━━━━━ SOURCE MATERIAL ━━━━━

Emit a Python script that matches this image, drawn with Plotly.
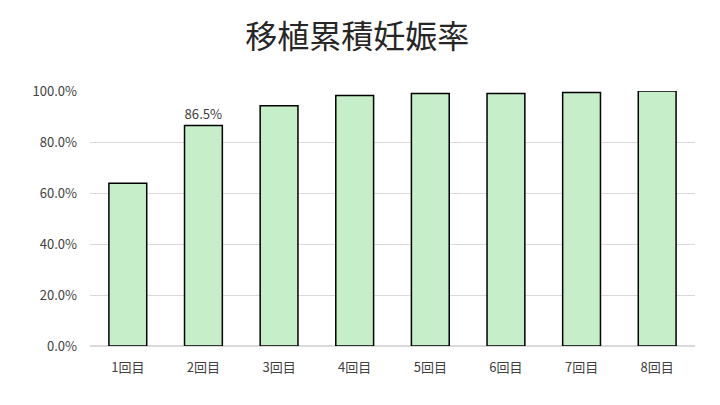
import plotly.graph_objects as go

categories = ['1回目', '2回目', '3回目', '4回目', '5回目', '6回目', '7回目', '8回目']
rates = [0.638, 0.865, 0.942, 0.982, 0.990, 0.990, 0.994, 1.000]
labels = ['', '86.5%', '', '', '', '', '', '']

font_jp = 'Noto Sans CJK JP'

fig = go.Figure(go.Bar(
    x=categories,
    y=rates,
    text=labels,
    textposition='outside',
    textfont=dict(size=14, color='#404040', family=font_jp),
    cliponaxis=False,
    marker=dict(color='#c6efc9', line=dict(color='black', width=1.5)),
))

fig.update_layout(
    width=720, height=405,
    margin=dict(l=82, r=33, t=83, b=67, autoexpand=False),
    paper_bgcolor='white',
    plot_bgcolor='white',
    bargap=0.5,
    showlegend=False,
    font=dict(family=font_jp, color='#595959'),
    title=dict(text='移植累積妊娠率', x=0.485, xanchor='center', y=0.93, yanchor='middle',
               font=dict(size=32, color='#262626', family=font_jp)),
)
fig.update_yaxes(range=[0, 1], tickformat='.1%', dtick=0.2, showgrid=True,
                 gridcolor='#d9d9d9', gridwidth=1, zeroline=True, zerolinecolor='#d9d9d9',
                 tickfont=dict(size=13, color='#404040'), ticks='', showline=False,
                 ticklabelstandoff=12)
fig.update_xaxes(tickfont=dict(size=13, color='#404040'), ticks='', showline=False,
                 ticklabelstandoff=12)

fig.write_html('out.html')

━━━━━

■ TASK: Without the pictures, write out all of the material exactly.

■ ANSWER FOR THIS EXERCISE:
Emit a Python script that matches this image, drawn with Plotly.
import plotly.graph_objects as go

categories = ['1回目', '2回目', '3回目', '4回目', '5回目', '6回目', '7回目', '8回目']
rates = [0.638, 0.865, 0.942, 0.982, 0.990, 0.990, 0.994, 1.000]
labels = ['', '86.5%', '', '', '', '', '', '']

font_jp = 'Noto Sans CJK JP'

fig = go.Figure(go.Bar(
    x=categories,
    y=rates,
    text=labels,
    textposition='outside',
    textfont=dict(size=14, color='#404040', family=font_jp),
    cliponaxis=False,
    marker=dict(color='#c6efc9', line=dict(color='black', width=1.5)),
))

fig.update_layout(
    width=720, height=405,
    margin=dict(l=82, r=33, t=83, b=67, autoexpand=False),
    paper_bgcolor='white',
    plot_bgcolor='white',
    bargap=0.5,
    showlegend=False,
    font=dict(family=font_jp, color='#595959'),
    title=dict(text='移植累積妊娠率', x=0.485, xanchor='center', y=0.93, yanchor='middle',
               font=dict(size=32, color='#262626', family=font_jp)),
)
fig.update_yaxes(range=[0, 1], tickformat='.1%', dtick=0.2, showgrid=True,
                 gridcolor='#d9d9d9', gridwidth=1, zeroline=True, zerolinecolor='#d9d9d9',
                 tickfont=dict(size=13, color='#404040'), ticks='', showline=False,
                 ticklabelstandoff=12)
fig.update_xaxes(tickfont=dict(size=13, color='#404040'), ticks='', showline=False,
                 ticklabelstandoff=12)

fig.write_html('out.html')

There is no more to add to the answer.